Nigerian men accused of links to Al-Qaeda in the Arabian Peninsula

Two Nigeria men have been accused of having links with al-Qaeda and recruiting members to train in Yemen, the BBC is reporting this morning.

Olaniyi Lawal, 31, and Luqman Babatunde, 30, both pleaded not guilty at a court in the capital Abuja, the report says.

The two are charged with receiving funds from Al-Qaeda in the Arabian Peninsula (AQAP) and seeking to “further the objectives” of the group, according to court papers seen by the corporation.

Messrs Lawal and Babatunde were charged with receiving “monies in Saudi riyals and US dollars equivalent to one million naira” (about $6,200; W£4,000) from AQAP.

Prosecutors say they planned to use the money to recruit and transport prospective members of a terrorist group to Yemen for training, in violation of Nigeria’s anti-terrorism law.

The two men have however not been linked to the extremist Boko Haram sect which has been blamed for a series of deadly attacks and deaths of hundreds of people in the north of Nigeria.

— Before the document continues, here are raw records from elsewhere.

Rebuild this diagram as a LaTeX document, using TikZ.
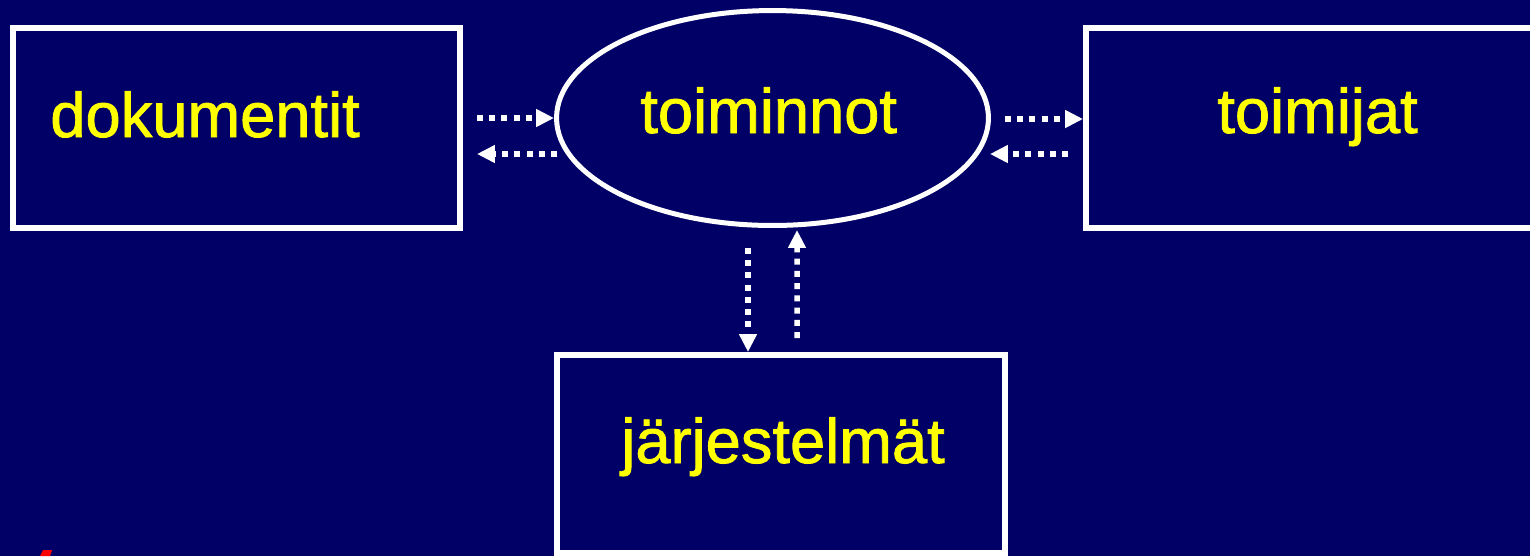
\documentclass[tikz,border=0pt]{standalone}
\usepackage{fontspec}
\setmainfont{Liberation Sans}
\newfontfamily\slidefont[FakeBold=1.3]{Liberation Sans}
\usepackage{tikz}
\usetikzlibrary{arrows.meta, shapes.geometric, calc}
\definecolor{navybg}{RGB}{0,0,102}
\definecolor{lblyellow}{RGB}{255,255,0}

\begin{document}
\begin{tikzpicture}[x=0.02cm, y=-0.02cm,
        box/.style={rectangle, draw=white, line width=0.12cm, inner sep=0pt},
        oval/.style={ellipse, draw=white, line width=0.1cm, inner sep=0pt},
        lbl/.style={text=lblyellow, inner sep=0pt, anchor=base west, font=\slidefont\fontsize{36}{43}\selectfont},
        flow/.style={draw=white, line width=0.11cm, dash pattern=on 0.12cm off 0.125cm, -{Triangle[length=0.36cm, width=0.34cm]}}]
            \useasboundingbox (0,0) rectangle (1530,556);
            \fill[navybg] (0,0) rectangle (1530,556);
            \fill[red] (40,556) -- (43,550) -- (52,550) -- (50,556) -- cycle;

            \node[box, minimum width=8.94cm, minimum height=4cm] at (236.5, 128)   (dok) {};
            \node[oval, minimum width=8.64cm, minimum height=4.3cm] at (772.5, 118)   (toim) {};
            \node[box, minimum width=9.48cm, minimum height=4cm] at (1323, 128)   (tja) {};
            \node[box, minimum width=8.96cm, minimum height=3.96cm] at (781, 454)   (jar) {};

            \node[lbl] at (50, 137)   (dokT) {dokumentit};
            \node[lbl] at (640, 133)   (toimT) {toiminnot};
            \node[lbl] at (1217, 133)   (tjaT) {toimijat};
            \node[lbl] at (621, 463)   (jarT) {järjestelmät};

            \draw [flow] ($(dok.east)+(14,-10)$) -- (toim.west);
            \draw [flow] ($(toim.west)+(3,36)$) -- ($(dok.east)+(14,26)$);
            \draw [flow] ($(toim.east)+(14,1)$) -- ($(tja.west)+(0,-9)$);
            \draw [flow] ($(tja.west)+(-15,26)$) -- ($(toim.east)+(-1,36)$);
            \draw [flow] ($(toim.south)+(-24.5,20)$) -- ($(jar.north)+(-33,0)$);
            \draw [flow] ($(jar.north)+(16,-14)$) -- ($(toim.south)+(24.5,2)$);
        \end{tikzpicture}
\end{document}
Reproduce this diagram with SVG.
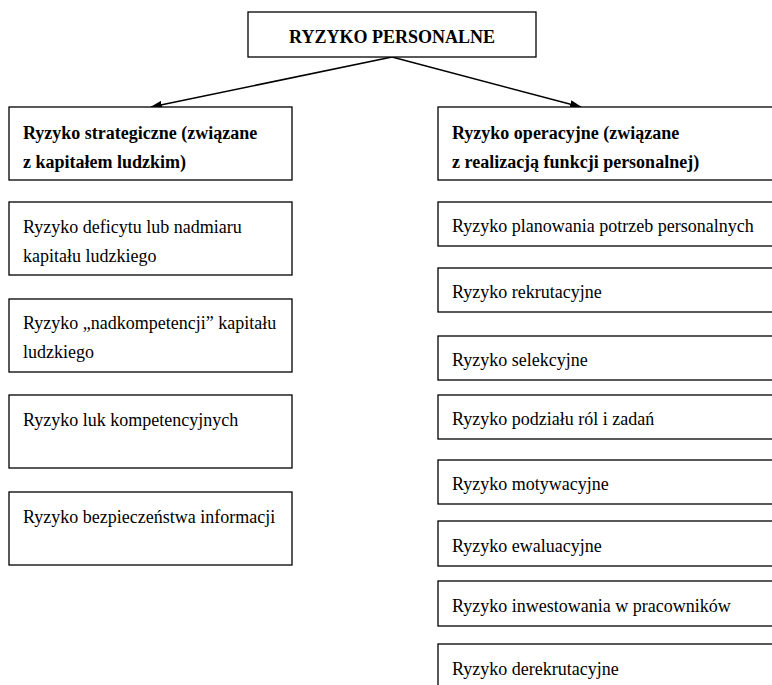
<svg xmlns="http://www.w3.org/2000/svg" width="772" height="685" viewBox="0 0 772 685">
<style>
.box{fill:#fff;stroke:#000;stroke-width:1.3}
.t{font-family:"Liberation Serif","Times New Roman",serif;font-size:18px;fill:#000}
.b{font-weight:bold}
.c{stroke:#000;stroke-width:1.5;fill:none}
</style>
<defs>
<marker id="ah" markerWidth="12" markerHeight="8" refX="11" refY="4" orient="auto" markerUnits="userSpaceOnUse">
<path d="M0,0 L12,4 L0,8 z" fill="#000"/>
</marker>
</defs>
<rect width="772" height="685" fill="#fff"/>
<g id="connectors">
<line class="c" x1="392" y1="57" x2="151" y2="107" marker-end="url(#ah)"/>
<line class="c" x1="392" y1="57" x2="581" y2="107" marker-end="url(#ah)"/>
</g>
<g id="root"><rect class="box" x="248" y="12" width="288" height="45"/><text class="t b" x="392" y="43" text-anchor="middle">RYZYKO PERSONALNE</text></g>
<g id="strat"><rect class="box" x="9" y="107" width="283" height="73"/><text class="t b" x="23" y="139">Ryzyko strategiczne (związane</text><text class="t b" x="23" y="168">z kapitałem ludzkim)</text></g>
<g id="oper"><rect class="box" x="438" y="107" width="340" height="73"/><text class="t b" x="452" y="139">Ryzyko operacyjne (związane</text><text class="t b" x="452" y="168">z realizacją funkcji personalnej)</text></g>
<g id="s1"><rect class="box" x="9" y="202" width="283" height="73"/><text class="t" x="23" y="233">Ryzyko deficytu lub nadmiaru</text><text class="t" x="23" y="262">kapitału ludzkiego</text></g>
<g id="s2"><rect class="box" x="9" y="299" width="283" height="73"/><text class="t" x="23" y="329">Ryzyko „nadkompetencji” kapitału</text><text class="t" x="23" y="358">ludzkiego</text></g>
<g id="s3"><rect class="box" x="9" y="395" width="283" height="73"/><text class="t" x="23" y="426">Ryzyko luk kompetencyjnych</text></g>
<g id="s4"><rect class="box" x="9" y="492" width="283" height="73"/><text class="t" x="23" y="523">Ryzyko bezpieczeństwa informacji</text></g>
<g id="o1"><rect class="box" x="438" y="202" width="340" height="44"/><text class="t" x="452" y="232">Ryzyko planowania potrzeb personalnych</text></g>
<g id="o2"><rect class="box" x="438" y="268" width="340" height="44"/><text class="t" x="452" y="298">Ryzyko rekrutacyjne</text></g>
<g id="o3"><rect class="box" x="438" y="336" width="340" height="44"/><text class="t" x="452" y="366">Ryzyko selekcyjne</text></g>
<g id="o4"><rect class="box" x="438" y="395" width="340" height="44"/><text class="t" x="452" y="425">Ryzyko podziału ról i zadań</text></g>
<g id="o5"><rect class="box" x="438" y="460" width="340" height="44"/><text class="t" x="452" y="490">Ryzyko motywacyjne</text></g>
<g id="o6"><rect class="box" x="438" y="521" width="340" height="45"/><text class="t" x="452" y="552">Ryzyko ewaluacyjne</text></g>
<g id="o7"><rect class="box" x="438" y="581" width="340" height="45"/><text class="t" x="452" y="612">Ryzyko inwestowania w pracowników</text></g>
<g id="o8"><rect class="box" x="438" y="644" width="340" height="60"/><text class="t" x="452" y="675">Ryzyko derekrutacyjne</text></g>
</svg>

The extremist Boko Haram sect has of recent been linked to international terror gangs like the Al Qaeda.

The first official document linking the group to Al Qaeda is a United States’ cable dated June 29, 2009, leaked by Wikileaks. The cable, written before the Boko Haram sect began its terror campaigns in August that year, documented the sect’s link to a well-trained veteran Chadian extremist, Abu-Mahjin.

The cable described Abu-Mahjin as having “limited ties to al-Qa’ida associates,” and was, on behalf of the Boko Haram sect, seeking more funds to facilitate a massive terrorist attack. The extremist sect began its terror attack on the Nigerian state two months after the cable was written.

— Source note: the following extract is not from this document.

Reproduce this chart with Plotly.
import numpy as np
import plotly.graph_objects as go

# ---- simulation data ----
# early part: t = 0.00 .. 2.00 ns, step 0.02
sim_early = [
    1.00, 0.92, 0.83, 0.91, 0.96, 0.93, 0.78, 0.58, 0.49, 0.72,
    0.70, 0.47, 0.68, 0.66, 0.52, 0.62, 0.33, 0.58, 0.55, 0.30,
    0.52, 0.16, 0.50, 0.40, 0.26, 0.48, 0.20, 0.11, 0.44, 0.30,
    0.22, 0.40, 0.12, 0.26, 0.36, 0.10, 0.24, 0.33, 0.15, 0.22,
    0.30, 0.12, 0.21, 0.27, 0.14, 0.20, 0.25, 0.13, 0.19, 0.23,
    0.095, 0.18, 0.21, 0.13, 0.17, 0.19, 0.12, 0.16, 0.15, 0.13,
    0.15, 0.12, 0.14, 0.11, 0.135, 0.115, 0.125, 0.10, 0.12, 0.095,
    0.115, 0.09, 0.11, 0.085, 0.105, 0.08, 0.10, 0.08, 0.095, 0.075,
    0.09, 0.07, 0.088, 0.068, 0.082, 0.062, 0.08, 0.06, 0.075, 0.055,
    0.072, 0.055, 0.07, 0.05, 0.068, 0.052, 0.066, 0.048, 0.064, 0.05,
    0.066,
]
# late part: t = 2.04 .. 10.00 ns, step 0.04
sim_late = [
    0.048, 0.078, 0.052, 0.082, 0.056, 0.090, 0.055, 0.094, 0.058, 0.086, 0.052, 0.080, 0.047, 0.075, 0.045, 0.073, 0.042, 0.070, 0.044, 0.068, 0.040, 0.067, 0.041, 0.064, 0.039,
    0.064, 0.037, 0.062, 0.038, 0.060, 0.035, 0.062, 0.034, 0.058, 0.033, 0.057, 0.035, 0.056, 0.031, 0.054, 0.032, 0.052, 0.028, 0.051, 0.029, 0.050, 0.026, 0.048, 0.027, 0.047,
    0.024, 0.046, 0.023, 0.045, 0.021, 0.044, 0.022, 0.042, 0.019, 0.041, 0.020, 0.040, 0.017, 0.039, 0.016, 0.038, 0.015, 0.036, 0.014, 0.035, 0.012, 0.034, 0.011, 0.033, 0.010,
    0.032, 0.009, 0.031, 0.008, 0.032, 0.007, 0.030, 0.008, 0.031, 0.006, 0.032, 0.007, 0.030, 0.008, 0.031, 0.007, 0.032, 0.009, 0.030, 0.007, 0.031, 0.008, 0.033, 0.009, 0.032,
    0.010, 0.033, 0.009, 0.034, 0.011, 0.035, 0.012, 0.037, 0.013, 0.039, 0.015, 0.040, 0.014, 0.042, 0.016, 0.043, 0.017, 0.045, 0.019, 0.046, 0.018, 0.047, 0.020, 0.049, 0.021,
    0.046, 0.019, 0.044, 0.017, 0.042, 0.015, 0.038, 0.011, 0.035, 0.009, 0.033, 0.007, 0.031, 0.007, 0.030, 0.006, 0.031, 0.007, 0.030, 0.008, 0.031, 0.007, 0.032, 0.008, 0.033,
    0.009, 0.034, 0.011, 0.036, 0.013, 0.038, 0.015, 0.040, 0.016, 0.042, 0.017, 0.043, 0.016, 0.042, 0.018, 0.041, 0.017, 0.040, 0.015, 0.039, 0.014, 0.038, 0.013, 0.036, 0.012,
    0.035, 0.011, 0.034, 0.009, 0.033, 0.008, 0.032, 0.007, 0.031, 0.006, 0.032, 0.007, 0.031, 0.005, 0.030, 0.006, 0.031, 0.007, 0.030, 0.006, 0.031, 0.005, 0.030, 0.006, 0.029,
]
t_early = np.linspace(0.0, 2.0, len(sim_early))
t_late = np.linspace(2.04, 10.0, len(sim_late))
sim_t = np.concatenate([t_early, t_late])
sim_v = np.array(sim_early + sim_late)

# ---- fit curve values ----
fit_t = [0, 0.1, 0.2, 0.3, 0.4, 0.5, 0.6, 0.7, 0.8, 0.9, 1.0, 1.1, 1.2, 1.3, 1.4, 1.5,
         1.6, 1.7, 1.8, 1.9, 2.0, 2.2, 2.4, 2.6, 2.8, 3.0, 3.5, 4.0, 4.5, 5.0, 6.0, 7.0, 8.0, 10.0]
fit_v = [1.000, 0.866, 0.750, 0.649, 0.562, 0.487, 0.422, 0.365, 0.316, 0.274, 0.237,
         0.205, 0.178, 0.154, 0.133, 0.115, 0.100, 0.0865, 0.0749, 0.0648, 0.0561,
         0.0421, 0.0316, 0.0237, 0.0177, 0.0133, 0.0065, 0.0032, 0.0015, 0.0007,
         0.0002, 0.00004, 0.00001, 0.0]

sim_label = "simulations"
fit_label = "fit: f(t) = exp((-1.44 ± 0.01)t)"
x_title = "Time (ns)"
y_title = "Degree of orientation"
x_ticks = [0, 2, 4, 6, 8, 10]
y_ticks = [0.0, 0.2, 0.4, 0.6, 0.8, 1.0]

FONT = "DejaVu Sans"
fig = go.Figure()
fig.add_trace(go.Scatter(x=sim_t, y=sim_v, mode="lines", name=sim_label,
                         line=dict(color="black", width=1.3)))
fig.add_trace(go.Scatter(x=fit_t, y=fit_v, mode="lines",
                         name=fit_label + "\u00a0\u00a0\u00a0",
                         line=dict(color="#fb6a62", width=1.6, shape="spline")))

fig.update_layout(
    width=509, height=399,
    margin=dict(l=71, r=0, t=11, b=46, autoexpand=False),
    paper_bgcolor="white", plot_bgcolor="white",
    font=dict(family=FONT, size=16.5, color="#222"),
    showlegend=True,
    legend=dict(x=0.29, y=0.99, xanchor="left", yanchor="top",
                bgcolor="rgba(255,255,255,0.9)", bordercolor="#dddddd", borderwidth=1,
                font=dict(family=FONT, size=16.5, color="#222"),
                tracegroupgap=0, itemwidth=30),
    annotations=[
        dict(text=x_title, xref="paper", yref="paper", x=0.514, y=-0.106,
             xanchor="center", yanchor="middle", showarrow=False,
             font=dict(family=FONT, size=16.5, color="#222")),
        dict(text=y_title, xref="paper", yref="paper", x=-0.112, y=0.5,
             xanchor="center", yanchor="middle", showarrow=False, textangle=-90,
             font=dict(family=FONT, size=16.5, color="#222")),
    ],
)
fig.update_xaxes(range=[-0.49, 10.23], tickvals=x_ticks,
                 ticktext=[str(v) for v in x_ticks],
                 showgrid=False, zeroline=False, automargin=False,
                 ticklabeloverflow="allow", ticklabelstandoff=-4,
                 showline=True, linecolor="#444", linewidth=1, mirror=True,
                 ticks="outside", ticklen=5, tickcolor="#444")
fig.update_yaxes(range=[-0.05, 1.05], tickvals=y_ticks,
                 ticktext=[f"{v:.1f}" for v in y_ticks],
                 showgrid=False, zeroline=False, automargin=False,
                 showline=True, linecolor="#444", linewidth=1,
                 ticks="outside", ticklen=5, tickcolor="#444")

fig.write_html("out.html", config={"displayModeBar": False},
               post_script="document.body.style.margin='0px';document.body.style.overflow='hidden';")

Boko Haram’s successes in attacking defenceless religious congregations, bank robberies, and vandalization of police armouries validated its growing link with established terrorist groups outside the country.

Previous security intelligence on the sect suggests that its recent transformation, successes, and organization is partly because of the help it received from al-Qaeda in the Islamic Maghreb (AQIM), a branch of the international terrorist network based in the Saharan states of Mali, Niger and Algeria.

In January this year, The UK Guardian interviewed the sect’s spokesperson, Abu Qaqa, who reportedly said his group’s leaders met with high ranking members of al-Qaeda in Saudi Arabia during a pilgrimage in August 2011.

The meeting, Mr. Qaqa told the paper, was to finalise the group’s financial and logistics arrangements with Al-Qaeda.

“Al-Qaeda are our elder brothers,” he told the Guardian. “We enjoy financial and technical support from them. Anything we want from them we ask them.”

A UN report released shortly after the Libyan crisis also said weapons from Libya may have been smuggled to Boko Haram in Nigeria.

Both the government and its security agencies had, in the past, claimed the group gets foreign funding and support from other terror gangs like Al Ahabab in Somalia.